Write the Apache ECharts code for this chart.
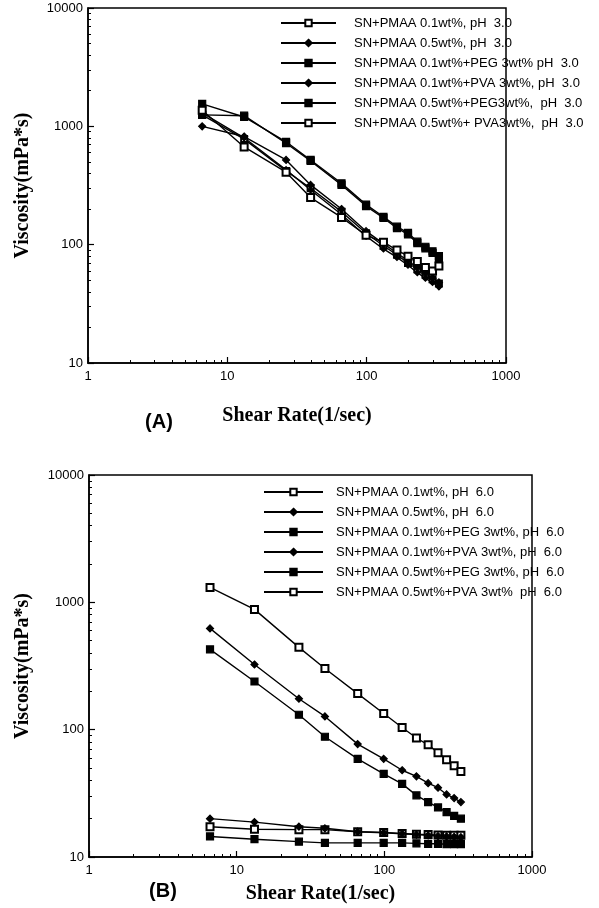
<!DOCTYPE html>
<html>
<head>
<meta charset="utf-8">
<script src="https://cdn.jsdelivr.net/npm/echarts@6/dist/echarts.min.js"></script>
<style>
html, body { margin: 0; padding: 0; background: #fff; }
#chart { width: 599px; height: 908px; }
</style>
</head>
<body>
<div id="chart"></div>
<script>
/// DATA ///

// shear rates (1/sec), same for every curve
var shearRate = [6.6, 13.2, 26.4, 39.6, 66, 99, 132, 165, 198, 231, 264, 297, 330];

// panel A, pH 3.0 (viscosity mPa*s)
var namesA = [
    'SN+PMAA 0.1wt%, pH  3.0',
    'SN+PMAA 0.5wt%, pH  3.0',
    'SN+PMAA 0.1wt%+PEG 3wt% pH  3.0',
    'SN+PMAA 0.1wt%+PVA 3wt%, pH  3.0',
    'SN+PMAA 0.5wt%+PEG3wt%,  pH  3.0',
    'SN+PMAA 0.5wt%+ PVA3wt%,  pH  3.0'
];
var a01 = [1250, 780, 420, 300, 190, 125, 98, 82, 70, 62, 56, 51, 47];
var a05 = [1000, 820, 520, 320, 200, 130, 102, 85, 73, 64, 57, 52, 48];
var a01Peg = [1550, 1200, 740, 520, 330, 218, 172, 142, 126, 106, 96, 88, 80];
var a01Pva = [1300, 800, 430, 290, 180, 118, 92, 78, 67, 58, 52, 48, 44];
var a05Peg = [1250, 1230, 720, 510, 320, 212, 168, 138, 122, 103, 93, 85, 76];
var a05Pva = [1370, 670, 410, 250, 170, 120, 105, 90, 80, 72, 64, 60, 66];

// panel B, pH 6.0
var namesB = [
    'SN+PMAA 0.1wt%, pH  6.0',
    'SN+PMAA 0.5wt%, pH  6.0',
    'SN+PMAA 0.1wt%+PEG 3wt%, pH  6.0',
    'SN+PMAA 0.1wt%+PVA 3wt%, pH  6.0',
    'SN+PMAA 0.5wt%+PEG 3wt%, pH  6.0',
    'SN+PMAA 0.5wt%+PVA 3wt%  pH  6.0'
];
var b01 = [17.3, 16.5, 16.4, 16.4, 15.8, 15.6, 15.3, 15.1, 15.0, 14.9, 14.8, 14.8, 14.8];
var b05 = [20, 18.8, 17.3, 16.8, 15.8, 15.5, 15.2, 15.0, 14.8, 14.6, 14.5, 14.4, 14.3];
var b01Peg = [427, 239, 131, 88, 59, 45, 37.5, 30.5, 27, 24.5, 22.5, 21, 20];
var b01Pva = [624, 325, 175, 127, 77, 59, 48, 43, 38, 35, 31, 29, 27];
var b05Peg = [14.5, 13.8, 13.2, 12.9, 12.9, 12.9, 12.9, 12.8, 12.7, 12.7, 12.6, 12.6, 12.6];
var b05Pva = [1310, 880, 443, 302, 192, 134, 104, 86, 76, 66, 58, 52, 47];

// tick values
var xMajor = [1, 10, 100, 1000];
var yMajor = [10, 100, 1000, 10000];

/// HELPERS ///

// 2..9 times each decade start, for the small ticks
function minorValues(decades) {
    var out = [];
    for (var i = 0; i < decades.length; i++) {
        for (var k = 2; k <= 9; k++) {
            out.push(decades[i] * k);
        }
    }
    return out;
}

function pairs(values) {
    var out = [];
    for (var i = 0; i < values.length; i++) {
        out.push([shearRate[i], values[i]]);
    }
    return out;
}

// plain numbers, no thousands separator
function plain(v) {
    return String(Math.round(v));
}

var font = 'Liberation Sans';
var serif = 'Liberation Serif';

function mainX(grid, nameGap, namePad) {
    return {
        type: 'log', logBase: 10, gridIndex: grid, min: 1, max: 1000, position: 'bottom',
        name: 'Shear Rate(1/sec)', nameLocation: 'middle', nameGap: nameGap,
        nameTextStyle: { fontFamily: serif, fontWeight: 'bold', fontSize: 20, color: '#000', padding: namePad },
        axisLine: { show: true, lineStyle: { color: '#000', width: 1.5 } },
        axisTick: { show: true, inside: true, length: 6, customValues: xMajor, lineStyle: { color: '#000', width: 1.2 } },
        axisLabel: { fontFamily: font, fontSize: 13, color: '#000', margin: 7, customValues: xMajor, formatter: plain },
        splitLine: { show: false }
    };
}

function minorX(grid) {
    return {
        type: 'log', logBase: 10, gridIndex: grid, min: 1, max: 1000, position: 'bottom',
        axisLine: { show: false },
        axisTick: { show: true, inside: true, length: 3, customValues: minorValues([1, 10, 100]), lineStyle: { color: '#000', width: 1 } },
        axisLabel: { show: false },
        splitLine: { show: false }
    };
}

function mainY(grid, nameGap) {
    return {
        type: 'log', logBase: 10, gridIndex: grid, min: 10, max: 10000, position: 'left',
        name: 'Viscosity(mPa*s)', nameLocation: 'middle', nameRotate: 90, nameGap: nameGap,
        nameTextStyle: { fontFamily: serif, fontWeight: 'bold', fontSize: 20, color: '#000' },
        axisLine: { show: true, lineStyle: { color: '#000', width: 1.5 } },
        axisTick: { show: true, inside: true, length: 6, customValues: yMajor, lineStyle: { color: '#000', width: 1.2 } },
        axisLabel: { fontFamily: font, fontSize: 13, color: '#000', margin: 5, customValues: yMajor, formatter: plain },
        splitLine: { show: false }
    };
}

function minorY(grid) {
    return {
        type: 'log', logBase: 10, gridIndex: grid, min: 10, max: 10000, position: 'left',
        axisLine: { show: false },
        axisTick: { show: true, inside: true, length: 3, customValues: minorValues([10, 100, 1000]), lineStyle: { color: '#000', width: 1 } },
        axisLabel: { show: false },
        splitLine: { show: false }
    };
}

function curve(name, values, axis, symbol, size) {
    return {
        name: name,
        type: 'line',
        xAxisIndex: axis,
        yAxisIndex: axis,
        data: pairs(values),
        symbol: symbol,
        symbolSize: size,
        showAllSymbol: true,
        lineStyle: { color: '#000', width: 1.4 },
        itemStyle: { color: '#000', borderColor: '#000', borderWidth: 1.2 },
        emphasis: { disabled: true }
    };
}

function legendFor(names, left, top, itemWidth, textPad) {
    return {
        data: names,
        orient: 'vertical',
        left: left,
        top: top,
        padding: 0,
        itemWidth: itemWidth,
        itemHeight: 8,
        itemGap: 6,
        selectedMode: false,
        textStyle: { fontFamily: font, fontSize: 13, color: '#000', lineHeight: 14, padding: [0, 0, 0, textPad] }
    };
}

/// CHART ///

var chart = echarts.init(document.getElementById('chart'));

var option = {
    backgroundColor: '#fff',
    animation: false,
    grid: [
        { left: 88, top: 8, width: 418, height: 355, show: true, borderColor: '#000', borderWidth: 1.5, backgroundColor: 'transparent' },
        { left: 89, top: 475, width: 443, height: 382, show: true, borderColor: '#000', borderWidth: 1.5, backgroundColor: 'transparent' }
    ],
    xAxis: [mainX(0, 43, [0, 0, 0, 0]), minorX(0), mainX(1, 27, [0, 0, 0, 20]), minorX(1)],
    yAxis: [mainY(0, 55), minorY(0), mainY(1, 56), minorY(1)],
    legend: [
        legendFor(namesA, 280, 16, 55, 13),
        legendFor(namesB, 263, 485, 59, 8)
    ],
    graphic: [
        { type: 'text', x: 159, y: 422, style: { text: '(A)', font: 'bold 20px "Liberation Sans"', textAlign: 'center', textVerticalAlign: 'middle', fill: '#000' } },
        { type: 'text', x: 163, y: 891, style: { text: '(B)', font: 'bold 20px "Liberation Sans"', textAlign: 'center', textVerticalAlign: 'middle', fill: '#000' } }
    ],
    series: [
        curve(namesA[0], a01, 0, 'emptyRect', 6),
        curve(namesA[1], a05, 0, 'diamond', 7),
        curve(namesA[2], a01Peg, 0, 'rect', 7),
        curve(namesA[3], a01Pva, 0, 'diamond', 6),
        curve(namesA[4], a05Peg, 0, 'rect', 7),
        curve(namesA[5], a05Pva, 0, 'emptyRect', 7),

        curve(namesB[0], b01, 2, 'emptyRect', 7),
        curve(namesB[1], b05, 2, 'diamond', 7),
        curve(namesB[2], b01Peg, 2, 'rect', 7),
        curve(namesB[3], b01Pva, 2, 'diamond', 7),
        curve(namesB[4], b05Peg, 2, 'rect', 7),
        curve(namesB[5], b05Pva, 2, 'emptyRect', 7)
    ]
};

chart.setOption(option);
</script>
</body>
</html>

◆ **What you are asked to do**: Begin at the top of the material above and output each line exactly, stopping after the line that holds "264, 297, 330];". Leave out pictures.

◆ **Solution to the problem**:
Write the Apache ECharts code for this chart.
<!DOCTYPE html>
<html>
<head>
<meta charset="utf-8">
<script src="https://cdn.jsdelivr.net/npm/echarts@6/dist/echarts.min.js"></script>
<style>
html, body { margin: 0; padding: 0; background: #fff; }
#chart { width: 599px; height: 908px; }
</style>
</head>
<body>
<div id="chart"></div>
<script>
/// DATA ///

// shear rates (1/sec), same for every curve
var shearRate = [6.6, 13.2, 26.4, 39.6, 66, 99, 132, 165, 198, 231, 264, 297, 330];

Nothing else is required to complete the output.